List each line of the data that holds the word "source".

(Saved data entries)
++++++

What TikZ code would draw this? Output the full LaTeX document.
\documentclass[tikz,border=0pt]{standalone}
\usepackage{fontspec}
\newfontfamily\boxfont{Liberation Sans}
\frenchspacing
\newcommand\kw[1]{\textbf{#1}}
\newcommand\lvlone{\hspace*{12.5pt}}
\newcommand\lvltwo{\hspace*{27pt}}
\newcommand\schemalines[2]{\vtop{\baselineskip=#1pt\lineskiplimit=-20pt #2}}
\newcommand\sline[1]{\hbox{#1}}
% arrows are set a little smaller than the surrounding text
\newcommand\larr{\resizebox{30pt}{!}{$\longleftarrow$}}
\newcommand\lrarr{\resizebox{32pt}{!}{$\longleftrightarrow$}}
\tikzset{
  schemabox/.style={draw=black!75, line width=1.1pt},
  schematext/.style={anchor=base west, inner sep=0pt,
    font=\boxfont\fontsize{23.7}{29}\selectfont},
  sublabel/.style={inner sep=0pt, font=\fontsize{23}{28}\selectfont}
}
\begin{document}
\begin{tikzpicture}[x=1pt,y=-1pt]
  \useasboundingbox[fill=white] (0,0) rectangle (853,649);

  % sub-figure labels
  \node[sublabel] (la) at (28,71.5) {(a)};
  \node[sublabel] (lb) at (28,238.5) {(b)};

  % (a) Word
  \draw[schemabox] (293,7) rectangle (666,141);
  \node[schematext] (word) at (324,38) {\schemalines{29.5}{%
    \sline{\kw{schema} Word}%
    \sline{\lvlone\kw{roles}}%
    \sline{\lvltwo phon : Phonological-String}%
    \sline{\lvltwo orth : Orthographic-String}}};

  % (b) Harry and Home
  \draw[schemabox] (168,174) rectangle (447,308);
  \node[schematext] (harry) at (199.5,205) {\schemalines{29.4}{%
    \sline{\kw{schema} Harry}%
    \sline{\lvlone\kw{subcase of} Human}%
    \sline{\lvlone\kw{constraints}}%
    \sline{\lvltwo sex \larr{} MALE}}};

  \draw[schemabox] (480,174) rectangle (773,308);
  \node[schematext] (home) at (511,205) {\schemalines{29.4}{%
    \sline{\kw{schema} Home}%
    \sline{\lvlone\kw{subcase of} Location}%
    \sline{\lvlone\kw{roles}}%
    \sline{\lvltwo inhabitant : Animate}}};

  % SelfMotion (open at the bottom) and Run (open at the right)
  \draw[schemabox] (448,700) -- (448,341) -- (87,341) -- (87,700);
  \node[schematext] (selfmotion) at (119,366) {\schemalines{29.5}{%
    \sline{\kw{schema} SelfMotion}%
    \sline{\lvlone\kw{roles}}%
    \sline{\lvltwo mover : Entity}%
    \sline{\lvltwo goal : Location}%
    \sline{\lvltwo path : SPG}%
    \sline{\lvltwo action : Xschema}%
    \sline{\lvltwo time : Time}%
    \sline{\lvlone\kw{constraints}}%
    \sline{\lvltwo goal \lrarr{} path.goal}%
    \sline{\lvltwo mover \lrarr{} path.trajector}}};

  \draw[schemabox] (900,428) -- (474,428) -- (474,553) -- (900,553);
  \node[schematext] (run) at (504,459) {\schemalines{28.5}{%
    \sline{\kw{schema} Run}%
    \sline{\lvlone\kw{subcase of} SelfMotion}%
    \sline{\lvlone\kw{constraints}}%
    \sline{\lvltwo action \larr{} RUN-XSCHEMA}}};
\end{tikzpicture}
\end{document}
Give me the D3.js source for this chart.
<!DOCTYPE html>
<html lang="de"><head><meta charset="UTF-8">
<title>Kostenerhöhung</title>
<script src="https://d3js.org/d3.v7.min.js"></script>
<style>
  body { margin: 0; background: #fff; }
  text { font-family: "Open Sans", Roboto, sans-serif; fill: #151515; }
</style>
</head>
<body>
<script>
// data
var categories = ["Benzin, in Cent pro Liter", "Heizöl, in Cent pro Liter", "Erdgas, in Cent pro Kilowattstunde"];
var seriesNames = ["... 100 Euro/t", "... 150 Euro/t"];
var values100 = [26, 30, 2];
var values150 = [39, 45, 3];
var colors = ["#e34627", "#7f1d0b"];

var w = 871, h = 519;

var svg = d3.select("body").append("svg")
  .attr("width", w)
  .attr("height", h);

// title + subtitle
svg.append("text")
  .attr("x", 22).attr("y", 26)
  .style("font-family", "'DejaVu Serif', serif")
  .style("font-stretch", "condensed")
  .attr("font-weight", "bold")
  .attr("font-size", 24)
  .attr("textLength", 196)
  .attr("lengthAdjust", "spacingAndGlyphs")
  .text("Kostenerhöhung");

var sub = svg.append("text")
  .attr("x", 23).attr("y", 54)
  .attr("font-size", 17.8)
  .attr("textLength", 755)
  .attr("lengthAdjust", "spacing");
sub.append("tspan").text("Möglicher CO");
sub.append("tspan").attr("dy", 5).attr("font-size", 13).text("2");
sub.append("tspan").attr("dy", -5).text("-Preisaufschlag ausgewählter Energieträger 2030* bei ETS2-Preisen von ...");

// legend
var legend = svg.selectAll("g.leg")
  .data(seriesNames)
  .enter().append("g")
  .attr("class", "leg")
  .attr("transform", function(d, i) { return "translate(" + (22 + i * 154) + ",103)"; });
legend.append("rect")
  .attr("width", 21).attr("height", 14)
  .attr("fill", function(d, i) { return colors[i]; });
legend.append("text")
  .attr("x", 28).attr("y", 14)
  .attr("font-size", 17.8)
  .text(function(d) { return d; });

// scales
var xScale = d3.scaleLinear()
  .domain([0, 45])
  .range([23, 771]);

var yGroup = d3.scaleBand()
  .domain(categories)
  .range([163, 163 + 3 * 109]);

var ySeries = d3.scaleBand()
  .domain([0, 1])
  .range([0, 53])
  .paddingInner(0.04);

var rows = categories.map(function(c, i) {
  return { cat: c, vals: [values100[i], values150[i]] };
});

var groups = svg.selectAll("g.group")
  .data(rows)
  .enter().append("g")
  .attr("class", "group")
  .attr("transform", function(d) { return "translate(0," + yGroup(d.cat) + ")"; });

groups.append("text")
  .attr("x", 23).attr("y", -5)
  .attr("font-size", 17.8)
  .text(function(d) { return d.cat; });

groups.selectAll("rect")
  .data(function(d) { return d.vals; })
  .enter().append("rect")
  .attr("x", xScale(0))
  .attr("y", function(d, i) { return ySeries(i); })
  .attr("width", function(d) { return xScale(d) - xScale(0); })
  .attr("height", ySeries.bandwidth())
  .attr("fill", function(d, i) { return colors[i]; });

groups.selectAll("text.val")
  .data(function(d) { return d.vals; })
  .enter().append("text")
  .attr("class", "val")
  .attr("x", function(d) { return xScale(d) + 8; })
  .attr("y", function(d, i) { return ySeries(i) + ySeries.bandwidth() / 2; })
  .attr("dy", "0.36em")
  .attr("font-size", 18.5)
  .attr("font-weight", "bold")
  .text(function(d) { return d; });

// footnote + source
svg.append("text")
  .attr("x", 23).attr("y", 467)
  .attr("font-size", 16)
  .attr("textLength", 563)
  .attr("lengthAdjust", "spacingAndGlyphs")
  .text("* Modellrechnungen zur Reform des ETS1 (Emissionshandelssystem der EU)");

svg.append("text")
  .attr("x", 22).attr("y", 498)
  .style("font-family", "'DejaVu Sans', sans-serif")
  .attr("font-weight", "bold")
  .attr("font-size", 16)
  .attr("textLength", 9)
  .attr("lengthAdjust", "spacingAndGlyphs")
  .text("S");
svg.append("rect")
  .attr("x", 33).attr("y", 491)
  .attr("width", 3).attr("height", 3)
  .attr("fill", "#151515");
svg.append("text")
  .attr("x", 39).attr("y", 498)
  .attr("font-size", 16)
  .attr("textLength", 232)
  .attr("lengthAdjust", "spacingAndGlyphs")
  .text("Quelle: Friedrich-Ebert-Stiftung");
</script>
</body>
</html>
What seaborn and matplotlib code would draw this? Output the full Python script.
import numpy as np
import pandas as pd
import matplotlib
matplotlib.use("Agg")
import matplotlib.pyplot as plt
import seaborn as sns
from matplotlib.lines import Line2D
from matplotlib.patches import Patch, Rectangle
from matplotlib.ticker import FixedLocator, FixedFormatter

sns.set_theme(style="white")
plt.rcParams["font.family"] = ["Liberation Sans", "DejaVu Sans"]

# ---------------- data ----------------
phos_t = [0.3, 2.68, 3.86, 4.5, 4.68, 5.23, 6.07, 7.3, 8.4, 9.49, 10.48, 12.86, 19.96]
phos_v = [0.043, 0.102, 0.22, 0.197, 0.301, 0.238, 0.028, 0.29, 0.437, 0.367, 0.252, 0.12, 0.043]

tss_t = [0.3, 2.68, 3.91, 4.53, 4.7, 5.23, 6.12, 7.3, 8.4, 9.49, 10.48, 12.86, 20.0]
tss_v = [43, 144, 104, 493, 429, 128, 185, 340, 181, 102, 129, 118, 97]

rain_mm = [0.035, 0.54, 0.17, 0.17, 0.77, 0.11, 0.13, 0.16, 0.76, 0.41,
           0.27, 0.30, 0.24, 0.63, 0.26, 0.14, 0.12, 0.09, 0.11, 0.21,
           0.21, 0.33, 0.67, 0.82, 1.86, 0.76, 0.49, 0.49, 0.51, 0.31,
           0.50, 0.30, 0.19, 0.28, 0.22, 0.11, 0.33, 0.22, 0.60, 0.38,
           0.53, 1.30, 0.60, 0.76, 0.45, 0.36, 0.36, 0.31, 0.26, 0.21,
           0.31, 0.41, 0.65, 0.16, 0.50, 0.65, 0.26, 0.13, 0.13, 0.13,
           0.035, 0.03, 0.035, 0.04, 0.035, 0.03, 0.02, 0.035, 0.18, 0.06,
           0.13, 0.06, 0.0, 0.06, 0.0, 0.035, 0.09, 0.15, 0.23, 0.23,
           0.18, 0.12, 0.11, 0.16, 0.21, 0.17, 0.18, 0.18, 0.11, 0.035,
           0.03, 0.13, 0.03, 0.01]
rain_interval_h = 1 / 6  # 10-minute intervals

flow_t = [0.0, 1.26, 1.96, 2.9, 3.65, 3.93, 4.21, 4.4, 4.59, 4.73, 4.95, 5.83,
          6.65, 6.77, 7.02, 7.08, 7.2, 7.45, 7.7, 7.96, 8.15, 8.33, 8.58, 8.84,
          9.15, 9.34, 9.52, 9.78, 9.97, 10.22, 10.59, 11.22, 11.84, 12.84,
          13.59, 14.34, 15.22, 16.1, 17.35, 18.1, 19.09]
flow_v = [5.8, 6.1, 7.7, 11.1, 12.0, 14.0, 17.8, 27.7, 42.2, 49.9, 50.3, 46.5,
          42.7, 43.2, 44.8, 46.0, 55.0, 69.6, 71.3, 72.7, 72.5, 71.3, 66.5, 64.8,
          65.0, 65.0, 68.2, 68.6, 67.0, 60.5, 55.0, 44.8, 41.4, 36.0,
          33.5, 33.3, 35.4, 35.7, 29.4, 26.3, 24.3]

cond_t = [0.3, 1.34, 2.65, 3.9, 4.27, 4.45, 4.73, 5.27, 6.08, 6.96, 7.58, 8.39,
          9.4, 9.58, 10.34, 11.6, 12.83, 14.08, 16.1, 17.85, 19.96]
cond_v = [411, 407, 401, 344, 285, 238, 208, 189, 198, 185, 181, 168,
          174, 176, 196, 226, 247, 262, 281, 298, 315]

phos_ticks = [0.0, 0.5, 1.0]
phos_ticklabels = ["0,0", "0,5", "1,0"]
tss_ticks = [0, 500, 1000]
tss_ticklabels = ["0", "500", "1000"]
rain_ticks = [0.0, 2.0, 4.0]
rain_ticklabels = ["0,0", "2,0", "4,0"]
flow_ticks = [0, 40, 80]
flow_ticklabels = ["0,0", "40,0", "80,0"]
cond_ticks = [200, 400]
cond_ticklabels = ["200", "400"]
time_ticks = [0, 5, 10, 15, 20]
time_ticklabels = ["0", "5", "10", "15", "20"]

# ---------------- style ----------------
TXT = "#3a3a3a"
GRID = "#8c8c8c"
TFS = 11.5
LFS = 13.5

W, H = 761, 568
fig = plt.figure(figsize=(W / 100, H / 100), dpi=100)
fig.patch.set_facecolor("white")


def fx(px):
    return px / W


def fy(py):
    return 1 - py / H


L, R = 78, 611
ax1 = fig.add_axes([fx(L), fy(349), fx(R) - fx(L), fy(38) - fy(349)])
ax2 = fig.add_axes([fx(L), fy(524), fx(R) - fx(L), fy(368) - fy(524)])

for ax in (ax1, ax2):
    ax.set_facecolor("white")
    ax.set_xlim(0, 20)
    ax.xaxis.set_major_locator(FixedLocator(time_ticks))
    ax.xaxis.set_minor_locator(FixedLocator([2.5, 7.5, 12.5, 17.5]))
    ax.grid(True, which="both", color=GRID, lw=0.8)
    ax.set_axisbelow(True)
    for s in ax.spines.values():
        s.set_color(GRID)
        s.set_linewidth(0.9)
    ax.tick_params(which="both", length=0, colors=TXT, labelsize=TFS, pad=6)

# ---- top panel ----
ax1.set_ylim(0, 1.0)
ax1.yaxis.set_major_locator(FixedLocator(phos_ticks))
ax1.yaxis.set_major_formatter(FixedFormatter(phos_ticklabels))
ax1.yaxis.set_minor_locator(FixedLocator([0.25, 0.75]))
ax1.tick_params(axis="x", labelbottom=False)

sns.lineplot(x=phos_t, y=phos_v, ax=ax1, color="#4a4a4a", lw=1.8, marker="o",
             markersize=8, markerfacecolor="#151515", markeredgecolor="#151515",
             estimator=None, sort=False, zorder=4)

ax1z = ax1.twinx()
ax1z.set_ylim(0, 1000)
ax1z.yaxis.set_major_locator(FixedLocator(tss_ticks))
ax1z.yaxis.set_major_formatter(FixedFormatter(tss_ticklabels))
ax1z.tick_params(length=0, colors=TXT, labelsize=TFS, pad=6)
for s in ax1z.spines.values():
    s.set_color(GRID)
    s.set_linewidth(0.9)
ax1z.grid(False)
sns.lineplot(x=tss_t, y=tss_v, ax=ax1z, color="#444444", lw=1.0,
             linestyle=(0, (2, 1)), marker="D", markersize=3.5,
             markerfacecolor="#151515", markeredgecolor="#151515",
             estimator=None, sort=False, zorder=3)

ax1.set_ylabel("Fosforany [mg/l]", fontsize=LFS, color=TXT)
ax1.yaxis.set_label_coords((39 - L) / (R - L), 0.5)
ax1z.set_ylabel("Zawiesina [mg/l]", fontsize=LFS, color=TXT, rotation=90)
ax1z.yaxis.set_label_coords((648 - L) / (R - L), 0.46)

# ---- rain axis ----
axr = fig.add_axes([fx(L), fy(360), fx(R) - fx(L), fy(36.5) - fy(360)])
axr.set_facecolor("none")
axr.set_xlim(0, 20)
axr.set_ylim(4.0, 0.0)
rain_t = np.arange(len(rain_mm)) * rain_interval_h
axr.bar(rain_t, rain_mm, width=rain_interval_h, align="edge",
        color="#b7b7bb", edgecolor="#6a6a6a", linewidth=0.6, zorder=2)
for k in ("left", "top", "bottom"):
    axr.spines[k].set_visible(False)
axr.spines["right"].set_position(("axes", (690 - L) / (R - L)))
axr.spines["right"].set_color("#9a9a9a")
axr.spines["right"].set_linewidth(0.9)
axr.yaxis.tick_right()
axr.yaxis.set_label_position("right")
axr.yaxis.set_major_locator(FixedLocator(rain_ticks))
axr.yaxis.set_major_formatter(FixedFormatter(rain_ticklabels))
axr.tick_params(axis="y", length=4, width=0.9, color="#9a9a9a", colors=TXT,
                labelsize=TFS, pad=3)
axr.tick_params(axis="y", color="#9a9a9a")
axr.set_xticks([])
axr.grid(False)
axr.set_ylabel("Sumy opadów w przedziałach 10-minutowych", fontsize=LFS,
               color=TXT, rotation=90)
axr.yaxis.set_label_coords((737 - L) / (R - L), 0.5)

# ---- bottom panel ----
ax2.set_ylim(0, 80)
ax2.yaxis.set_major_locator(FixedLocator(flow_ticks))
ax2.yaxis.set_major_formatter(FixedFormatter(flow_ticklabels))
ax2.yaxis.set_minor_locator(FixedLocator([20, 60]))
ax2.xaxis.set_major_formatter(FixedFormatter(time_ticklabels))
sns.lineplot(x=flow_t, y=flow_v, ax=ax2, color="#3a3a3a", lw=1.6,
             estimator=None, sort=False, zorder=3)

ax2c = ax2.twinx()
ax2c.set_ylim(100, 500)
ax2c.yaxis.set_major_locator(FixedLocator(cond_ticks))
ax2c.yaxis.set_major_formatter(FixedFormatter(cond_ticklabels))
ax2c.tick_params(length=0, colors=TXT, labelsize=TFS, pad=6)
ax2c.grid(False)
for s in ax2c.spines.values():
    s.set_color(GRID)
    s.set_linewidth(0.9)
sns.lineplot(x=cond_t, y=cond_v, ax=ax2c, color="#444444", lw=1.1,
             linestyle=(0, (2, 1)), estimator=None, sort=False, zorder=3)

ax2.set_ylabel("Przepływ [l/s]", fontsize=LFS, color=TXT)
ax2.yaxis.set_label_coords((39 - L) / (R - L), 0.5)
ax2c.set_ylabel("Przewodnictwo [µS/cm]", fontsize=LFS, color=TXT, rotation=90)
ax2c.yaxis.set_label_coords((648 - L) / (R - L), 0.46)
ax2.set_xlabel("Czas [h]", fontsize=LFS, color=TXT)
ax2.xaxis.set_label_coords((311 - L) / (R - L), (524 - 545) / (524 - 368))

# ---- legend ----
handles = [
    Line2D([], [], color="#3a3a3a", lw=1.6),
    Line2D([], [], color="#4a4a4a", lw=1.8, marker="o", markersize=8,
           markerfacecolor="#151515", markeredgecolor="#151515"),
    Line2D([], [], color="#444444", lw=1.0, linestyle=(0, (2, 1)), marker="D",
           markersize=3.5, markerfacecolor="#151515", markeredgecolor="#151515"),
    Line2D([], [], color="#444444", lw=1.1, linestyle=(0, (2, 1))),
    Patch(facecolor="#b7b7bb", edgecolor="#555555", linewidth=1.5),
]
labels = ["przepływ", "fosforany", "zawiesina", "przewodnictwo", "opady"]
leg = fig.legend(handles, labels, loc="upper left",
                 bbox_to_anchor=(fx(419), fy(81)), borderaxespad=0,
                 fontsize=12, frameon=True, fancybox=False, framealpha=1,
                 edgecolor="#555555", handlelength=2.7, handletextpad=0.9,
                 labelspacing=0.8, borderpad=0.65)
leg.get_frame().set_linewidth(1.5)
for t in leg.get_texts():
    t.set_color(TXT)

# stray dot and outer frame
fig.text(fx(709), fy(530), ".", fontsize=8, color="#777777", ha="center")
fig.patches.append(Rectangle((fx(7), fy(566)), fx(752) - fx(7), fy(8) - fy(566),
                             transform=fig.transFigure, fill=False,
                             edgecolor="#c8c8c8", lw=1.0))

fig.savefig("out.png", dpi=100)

++++++

• _Written response_:
Give me the D3.js source for this chart.
// footnote + source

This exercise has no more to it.